We had a ton of snow (about 2 feet) from the 22nd to the 25th, so my grandparents decided to postpone my family's celebration until the 27th, which was Sunday. I also skipped out on going to Sam's family's Christmas Eve celebration this year. It's just a little too weird to go hang out with his entire family without him since he was working. Granted, it would make sense if I had small children to bring along with me, but since I'm just the girlfriend, I decided to stay home. On Christmas day, I made a big breakfast for us since we didn't have to head up to my grandparents' house, then chilled on the couch with Sam until it was time to go to his family's party in Rosemount. It was a nice time. I got to hang out with Sam's mom, played with a very adorable baby, and ate a lot of good food.
Saturday the 26th was Sam's work Christmas party. It was pretty fun, but it ended with crazy crying drunk girls and a very intoxicated Sam. So, as you can imagine, I woke up to a very hung over Sam the next morning, so much so that he had to skip my family Christmas. I was pretty pissed. I love the boy to death, but this is not the first time he has gotten wasted before one of my family functions so that he is not at his best the next day. Probably something we will need to talk about and work on resolving.

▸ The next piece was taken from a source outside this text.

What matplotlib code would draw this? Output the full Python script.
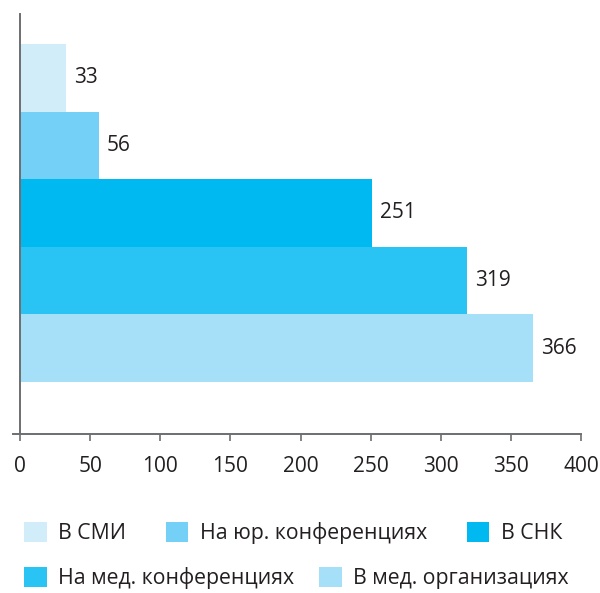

This week has been pretty quiet. Monday Mom and I went shopping, had lunch, and saw "The Princess and the Frog". It was a very cute movie. Other than that, my days have been spent cleaning up around my house and wasting time doing nothing. Sam's friends Matt and Ben are in town, so we've spent quite a few nights hanging out with them just drinking and talking. Last night was no exception. And yet again, it was a night filled with people telling me, "Set a deadline, and if Sam still doesn't want to get married, break up with him." I love that everyone seems to think they know what's best for Sam and I. We are happy; leave it alone. All this does is create stressful and awkward situations for the both of us and we are not enjoying that. What will be, will be; so just leave it alone. Although, as a final note on that, I did have something cleared up for me last night. Sam told me that if he was getting married, it would be to me; however, he is afraid of marriage. I find that oddly comforting. Dating someone who is afraid of marriage is better than dating someone who doesn't want to marry you ever and is too scared to tell you (*cough, meaningful look). That is all.